While the focus of the House floor debate will likely be over the nutrition programs, farm groups are divided on the commodity title of the House legislation. AFBF President Bob Stallman stated, “For more than a year, we have been advocating farm policy that protects and strengthens risk management programs for all farmers. This legislation maintains proven program features such as the marketing loan provision and strengthens the crop insurance program while setting a clear example of fiscal responsibility with significant but fair reductions in agriculture spending over the next decade.” But National Corn Growers Association President Garry Niemeyer said in a statement, “The National Corn Growers Association is disappointed the House Agriculture Committee’s passed version of the 2012 farm bill does not include a more viable market-oriented risk management program. We feel there needs to be significant changes made to the legislation.”
One thing that all farm groups do agree on, however, is that Congress needs to take action on the legislation quickly. Thatcher says the worsening drought conditions in the Midwest may help put pressure on Congress to keep the legislation moving forward, “I think right now, with the drought situation that’s happening in the country, that members of Congress are seeing when they go home the problems; and, hopefully, they’re understanding that we have to pass this bill because we need a strong crop insurance program and we need those livestock disaster programs to be retroactive in 2012. So hopefully we can push this bill along.” Niemeyer urged House leaders to follow the example of the Senate and put the bill on the floor during July, “We support moving the legislative process forward and urge Speaker Boehner to schedule time for full House floor consideration before the August recess.”
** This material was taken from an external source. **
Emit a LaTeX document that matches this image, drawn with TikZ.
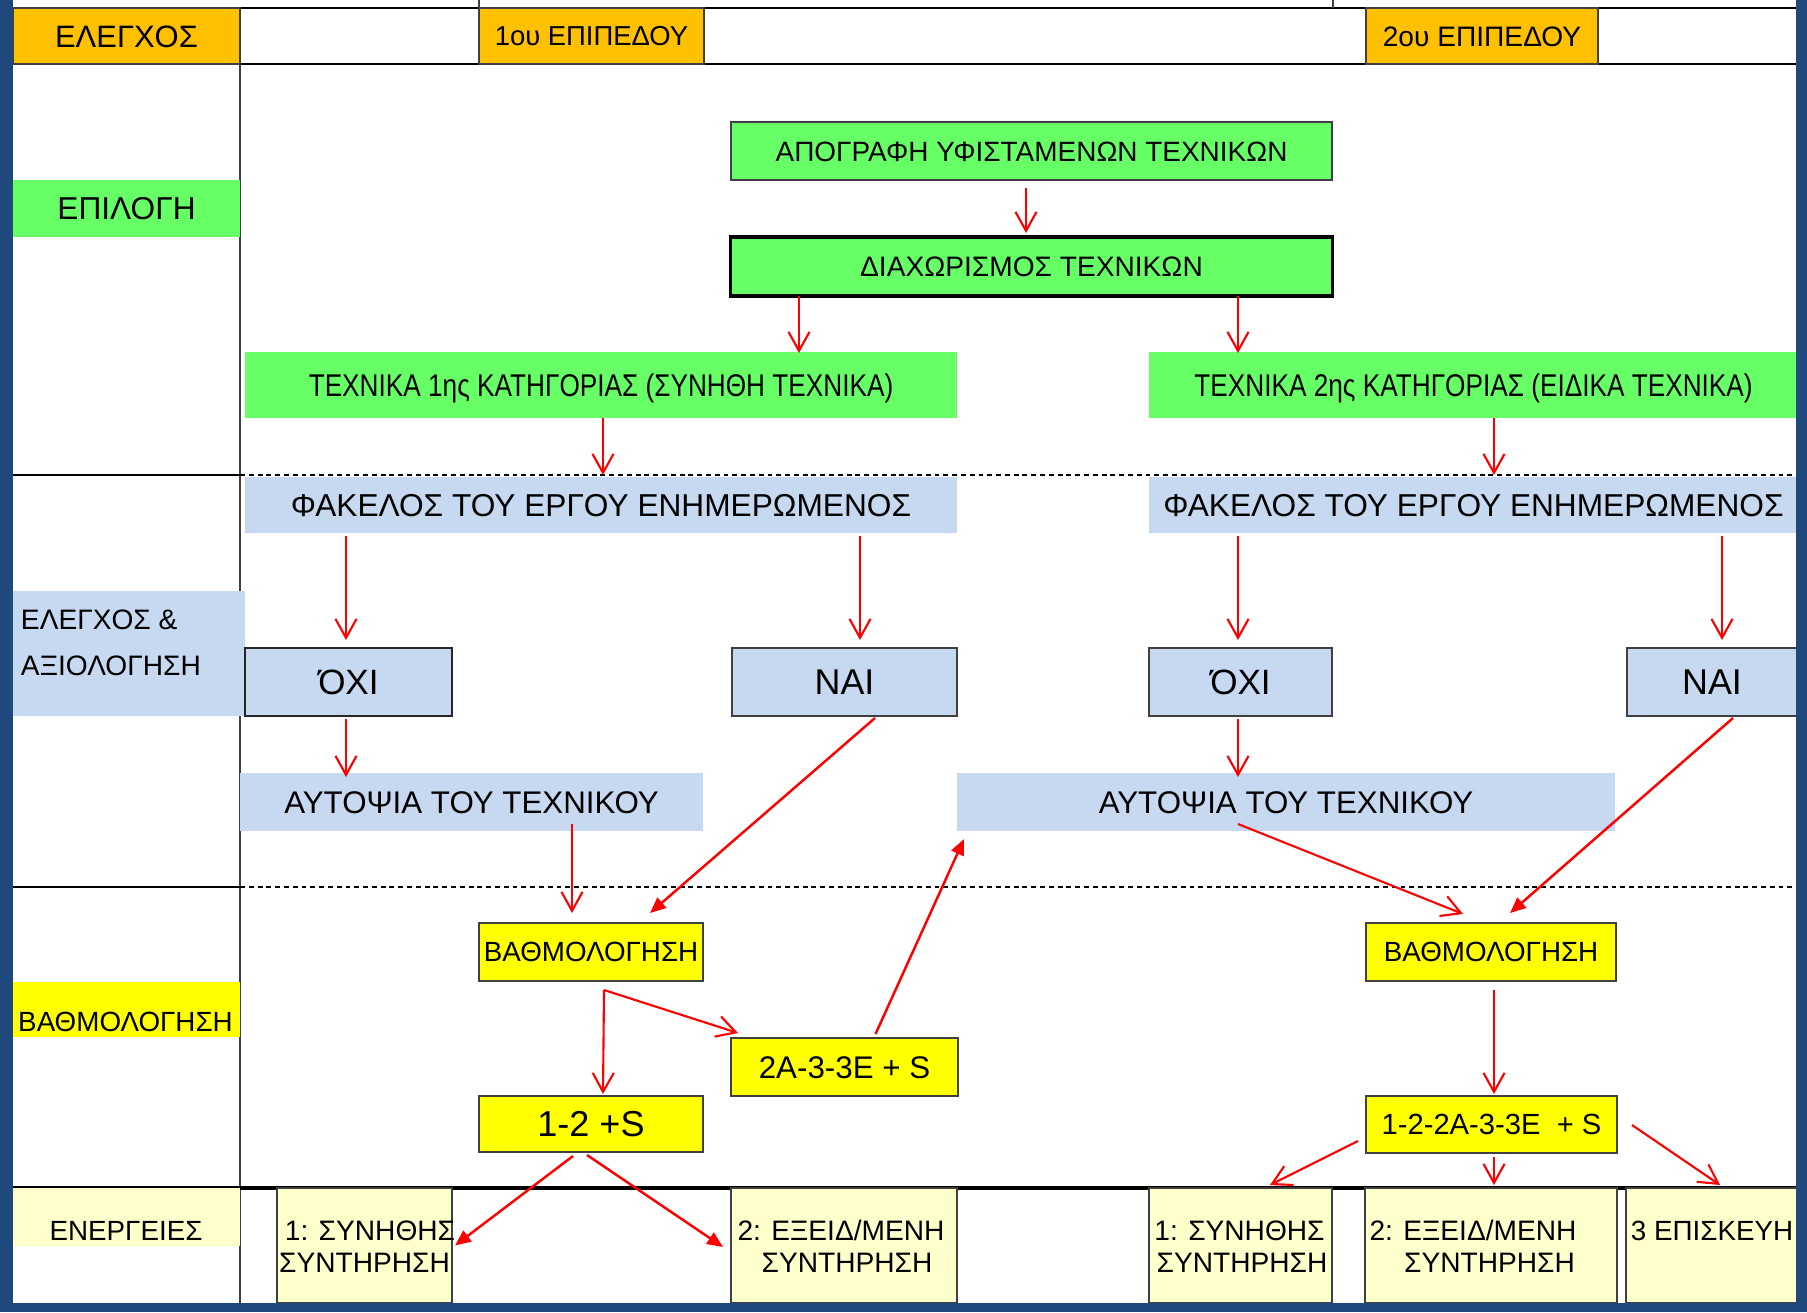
\documentclass[tikz,border=0pt]{standalone}
\usepackage{fontspec}
\usepackage{graphicx}
\setmainfont{Liberation Sans}
\usetikzlibrary{arrows.meta,calc}
\definecolor{frameblue}{HTML}{1F497D}
\definecolor{hdrorange}{HTML}{FFC000}
\definecolor{selgreen}{HTML}{66FF66}
\definecolor{ctlblue}{HTML}{C6D9F1}
\definecolor{grdyellow}{HTML}{FFFF00}
\definecolor{actyellow}{HTML}{FFFFCC}
\definecolor{gridgray}{HTML}{404040}
\newcommand\fsz[1]{\fontsize{#1}{#1}\selectfont}
\newcommand\cc[1]{\rule{0pt}{0.716em}\smash{#1}}
\newcommand\ccs[1]{\rule{0pt}{0.716em}\smash{\raisebox{-0.0716em}{\scalebox{1}[1.2]{#1}}}}
\begin{document}
\begin{tikzpicture}[x=0.01cm,y=-0.01cm,
  box/.style={rectangle, inner sep=0pt, outer sep=0pt},
  txt/.style={inner sep=0pt, outer sep=0pt},
  hdr/.style={box, fill=hdrorange, draw=gridgray, line width=0.4pt, minimum height=0.56cm},
  ybox/.style={box, fill=grdyellow, draw=gridgray, line width=0.45pt},
  abox/.style={box, fill=actyellow, draw=gridgray, line width=0.45pt, minimum height=1.15cm},
  arr/.style={draw=red, line width=0.6pt, -{Straight Barb[length=5.4pt,width=6pt]}},
  arrf/.style={draw=red, line width=0.7pt, -{Triangle[length=4.5pt,width=3.8pt]}},
  solidrule/.style={black, line width=0.45pt},
  dashrule/.style={black, line width=0.45pt, dash pattern=on 1.4pt off 1.1pt}]
\useasboundingbox (0,0) rectangle (1807,1312);
\fill[white] (0,0) rectangle (1807,1312);
% grid
\draw[black, line width=0.6pt] (13,8) -- (1796,8);
\draw[gridgray, line width=0.4pt] (479,0) -- (479,8);
\draw[gridgray, line width=0.4pt] (1333,0) -- (1333,8);
\draw[black, line width=0.55pt] (13,64) -- (1796,64);
\draw[gridgray, line width=0.5pt] (240,8) -- (240,1303);
\draw[solidrule] (13,475) -- (240,475);
\draw[dashrule] (240,475) -- (1796,475);
\draw[solidrule] (13,887) -- (240,887);
\draw[dashrule] (240,887) -- (1796,887);
\draw[black, line width=0.9pt] (13,1188) -- (1796,1188);
% header
\node[hdr, minimum width=2.27cm, font=\fsz{8.8}] (hE) at (126.5,36) {\cc{ΕΛΕΓΧΟΣ}};
\node[hdr, minimum width=2.25cm, font=\fsz{7.8}] (h1) at (591.5,36) {\cc{1ου ΕΠΙΠΕΔΟΥ}};
\node[hdr, minimum width=2.32cm, font=\fsz{8}] (h2) at (1482,36) {\cc{2ου ΕΠΙΠΕΔΟΥ}};
% row labels
\node[box, fill=selgreen, minimum width=2.27cm, minimum height=0.57cm, font=\fsz{9}] (lsel) at (126.5,208.5) {\cc{ΕΠΙΛΟΓΗ}};
\node[box, fill=ctlblue, minimum width=2.32cm, minimum height=1.25cm] (lctl) at (129,653.5) {};
\node[txt, anchor=west, font=\fsz{8}] (lctl1) at (21,619.5) {\cc{ΕΛΕΓΧΟΣ \&}};
\node[txt, anchor=west, font=\fsz{8}] (lctl2) at (21,665) {\cc{ΑΞΙΟΛΟΓΗΣΗ}};
\node[box, fill=grdyellow, minimum width=2.27cm, minimum height=0.55cm] (lgrd) at (126.5,1009.5) {};
\node[txt, font=\fsz{7.9}] (lgrdt) at (125.5,1022) {\cc{ΒΑΘΜΟΛΟΓΗΣΗ}};
\node[box, fill=actyellow, minimum width=2.27cm, minimum height=0.58cm] (lact) at (126.5,1217) {};
\node[txt, font=\fsz{7.9}] (lactt) at (126,1230.5) {\cc{ΕΝΕΡΓΕΙΕΣ}};
% selection
\node[box, fill=selgreen, draw=gridgray, line width=0.5pt, minimum width=6.01cm, minimum height=0.58cm, font=\fsz{7.95}] (apog) at (1031.5,151) {\cc{ΑΠΟΓΡΑΦΗ ΥΦΙΣΤΑΜΕΝΩΝ ΤΕΧΝΙΚΩΝ}};
\node[box, fill=selgreen, draw=black, line width=0.9pt, minimum width=6.01cm, minimum height=0.59cm, font=\fsz{8}] (diax) at (1031.5,266.5) {\cc{ΔΙΑΧΩΡΙΣΜΟΣ ΤΕΧΝΙΚΩΝ}};
\node[box, fill=selgreen, minimum width=7.12cm, minimum height=0.66cm, font=\fsz{7.45}] (tex1) at (601,385) {\ccs{ΤΕΧΝΙΚΑ 1ης ΚΑΤΗΓΟΡΙΑΣ (ΣΥΝΗΘΗ ΤΕΧΝΙΚΑ)}};
\node[box, fill=selgreen, minimum width=6.49cm, minimum height=0.66cm, font=\fsz{7.45}] (tex2) at (1473.5,385) {\ccs{ΤΕΧΝΙΚΑ 2ης ΚΑΤΗΓΟΡΙΑΣ (ΕΙΔΙΚΑ ΤΕΧΝΙΚΑ)}};
% control
\node[box, fill=ctlblue, minimum width=7.12cm, minimum height=0.56cm, font=\fsz{9}] (fak1) at (601,505) {\cc{ΦΑΚΕΛΟΣ ΤΟΥ ΕΡΓΟΥ ΕΝΗΜΕΡΩΜΕΝΟΣ}};
\node[box, fill=ctlblue, minimum width=6.49cm, minimum height=0.56cm, font=\fsz{9}] (fak2) at (1473.5,505) {\cc{ΦΑΚΕΛΟΣ ΤΟΥ ΕΡΓΟΥ ΕΝΗΜΕΡΩΜΕΝΟΣ}};
\node[box, fill=ctlblue, draw=black!85, line width=0.55pt, minimum width=2.07cm, minimum height=0.68cm, font=\fsz{10}] (oxi1) at (348.5,682) {\cc{ΌΧΙ}};
\node[box, fill=ctlblue, draw=gridgray, line width=0.45pt, minimum width=2.25cm, minimum height=0.68cm, font=\fsz{10.2}] (nai1) at (844.5,682) {\cc{ΝΑΙ}};
\node[box, fill=ctlblue, draw=gridgray, line width=0.45pt, minimum width=1.83cm, minimum height=0.68cm, font=\fsz{10}] (oxi2) at (1240.5,682) {\cc{ΌΧΙ}};
\node[box, fill=ctlblue, draw=gridgray, line width=0.45pt, minimum width=1.70cm, minimum height=0.68cm, font=\fsz{10.2}] (nai2) at (1712,682) {\cc{ΝΑΙ}};
\node[box, fill=ctlblue, minimum width=4.63cm, minimum height=0.58cm, font=\fsz{8.9}] (aut1) at (471.5,802) {\cc{ΑΥΤΟΨΙΑ ΤΟΥ ΤΕΧΝΙΚΟΥ}};
\node[box, fill=ctlblue, minimum width=6.58cm, minimum height=0.58cm, font=\fsz{8.9}] (aut2) at (1286,802) {\cc{ΑΥΤΟΨΙΑ ΤΟΥ ΤΕΧΝΙΚΟΥ}};
% grading
\node[ybox, minimum width=2.24cm, minimum height=0.58cm, font=\fsz{7.9}] (bath1) at (591,952) {\cc{ΒΑΘΜΟΛΟΓΗΣΗ}};
\node[ybox, minimum width=2.50cm, minimum height=0.58cm, font=\fsz{7.9}] (bath2) at (1491,952) {\cc{ΒΑΘΜΟΛΟΓΗΣΗ}};
\node[ybox, minimum width=2.27cm, minimum height=0.58cm, font=\fsz{8.9}] (s23) at (844.5,1067) {\cc{2A-3-3E + S}};
\node[ybox, minimum width=2.24cm, minimum height=0.56cm, font=\fsz{10.25}] (s12) at (591,1124) {\cc{1-2 +S}};
\node[ybox, minimum width=2.51cm, minimum height=0.57cm, font=\fsz{8.3}] (s1223) at (1491.5,1124.5) {\cc{1-2-2A-3-3E\ \ + S}};
% actions
\node[abox, minimum width=1.75cm] (e1a) at (364.5,1245.5) {};
\node[txt, font=\fsz{8}] (e1at) at ($(e1a)+(5.5,-15)$) {\cc{1: ΣΥΝΗΘΗΣ}};
\node[txt, font=\fsz{8}] (e1ab) at ($(e1a)+(0,16.5)$) {\cc{ΣΥΝΤΗΡΗΣΗ}};
\node[abox, minimum width=2.26cm] (e2a) at (844,1245.5) {};
\node[txt, font=\fsz{8}] (e2at) at ($(e2a)+(-3,-15)$) {\cc{2: ΕΞΕΙΔ/ΜΕΝΗ}};
\node[txt, font=\fsz{8}] (e2ab) at ($(e2a)+(3,16.5)$) {\cc{ΣΥΝΤΗΡΗΣΗ}};
\node[abox, minimum width=1.83cm] (e1b) at (1240.5,1245.5) {};
\node[txt, font=\fsz{8}] (e1bt) at ($(e1b)+(-1,-15)$) {\cc{1: ΣΥΝΗΘΗΣ}};
\node[txt, font=\fsz{8}] (e1bb) at ($(e1b)+(1.5,16.5)$) {\cc{ΣΥΝΤΗΡΗΣΗ}};
\node[abox, minimum width=2.52cm] (e2b) at (1491,1245.5) {};
\node[txt, font=\fsz{8}] (e2bt) at ($(e2b)+(-18,-15)$) {\cc{2: ΕΞΕΙΔ/ΜΕΝΗ}};
\node[txt, font=\fsz{8}] (e2bb) at ($(e2b)+(-1.5,16.5)$) {\cc{ΣΥΝΤΗΡΗΣΗ}};
\node[abox, minimum width=1.72cm] (e3b) at (1712,1245.5) {};
\node[txt, font=\fsz{7.9}] (e3bt) at ($(e3b)+(0,-15)$) {\cc{3 ΕΠΙΣΚΕΥΗ}};
% arrows
\draw[arr] ($(apog)+(-5.5,37)$) -- ($(diax)+(-5.5,-33.5)$);
\draw[arr] ($(diax)+(-232.5,29.5)$) -- ($(tex1)+(198,-32)$);
\draw[arr] ($(diax)+(206.5,29.5)$) -- ($(tex2)+(-235.5,-32)$);
\draw[arr] ($(tex1)+(2,33)$) -- ($(fak1)+(2,-30)$);
\draw[arr] ($(tex2)+(20.5,33)$) -- ($(fak2)+(20.5,-30)$);
\draw[arr] ($(fak1)+(-255,31)$) -- ($(oxi1)+(-2.5,-42)$);
\draw[arr] ($(fak1)+(259,31)$) -- ($(nai1)+(15.5,-42)$);
\draw[arr] ($(fak2)+(-235.5,31)$) -- ($(oxi2)+(-2.5,-42)$);
\draw[arr] ($(fak2)+(248.5,31)$) -- ($(nai2)+(10,-42)$);
\draw[arr] ($(oxi1)+(-2.5,37)$) -- ($(aut1)+(-125.5,-25)$);
\draw[arr] ($(oxi2)+(-2.5,37)$) -- ($(aut2)+(-48,-25)$);
\draw[arr] ($(aut1)+(100.5,22)$) -- ($(bath1)+(-19,-39)$);
\draw[arrf] ($(nai1)+(30.5,36)$) -- ($(bath1)+(59,-39)$);
\draw[arr] ($(aut2)+(-48,22)$) -- ($(bath2)+(-28,-38)$);
\draw[arrf] ($(nai2)+(21,36)$) -- ($(bath2)+(19,-39)$);
\draw[arr] ($(bath1)+(13,38)$) -- ($(s12)+(12,-30)$);
\draw[arr] ($(bath1)+(13,38)$) -- ($(s23)+(-106.5,-34)$);
\draw[arrf] ($(s23)+(31,-33)$) -- ($(aut2)+(-322,37)$);
\draw[arr] ($(bath2)+(3,38)$) -- ($(s1223)+(2.5,-30.5)$);
\draw[arr] ($(s1223)+(-133.5,16.5)$) -- ($(e1b)+(29.5,-60.5)$);
\draw[arr] ($(s1223)+(2.5,32.5)$) -- ($(e2b)+(3,-60.5)$);
\draw[arr] ($(s1223)+(140.5,0.5)$) -- ($(e3b)+(8,-60.5)$);
\draw[arrf] ($(s12)+(-18,32)$) -- ($(e1a)+(90.5,0)$);
\draw[arrf] ($(s12)+(-4,31)$) -- ($(e2a)+(-121,1.5)$);
% frame
\fill[frameblue] (0,0) rectangle (13,1312);
\fill[frameblue] (1796,0) rectangle (1807,1312);
\fill[frameblue] (0,1303) rectangle (1807,1312);
\end{tikzpicture}
\end{document}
House leadership isn’t making any promises on floor time for the farm bill. According to House Speaker John Boehner there are some good reforms in the farm bill – and there are other parts he has concerns about. According to Boehner – we have a Soviet-style dairy program in the country today – and one of the proposals in the farm bill actually makes it worse. The Speaker is reserving further comments on the legislation approved by the House Ag Committee until he gets a closer look. Majority Leader Eric Cantor didn’t even discuss floor time following committee passage.
Thatcher is not optimistic that House Farm Bill action will be possible, “Our best option is probably to have some kind of a conference committee between what the House Ag Committee approved yesterday and what the Senate approved and hope to find a vehicle that’s moving. Possibly one of the tax extenders that’s expiring in December and the lame duck session tying this to that using some of the cost savings presumably somewhere between the 23 and the 35 billion dollars that is being saved and trying to use that to offset the cost of extending a tax provision and to get the farm bill done.” Stallman said farmers are not going to receive all the provisions they had hoped for in this bill, but he commended, “The bipartisan efforts that went into providing farmers and ranchers the risk management, marketing, conservation and trade tools necessary to ensure a solid, predictable agricultural economy over the next few years.”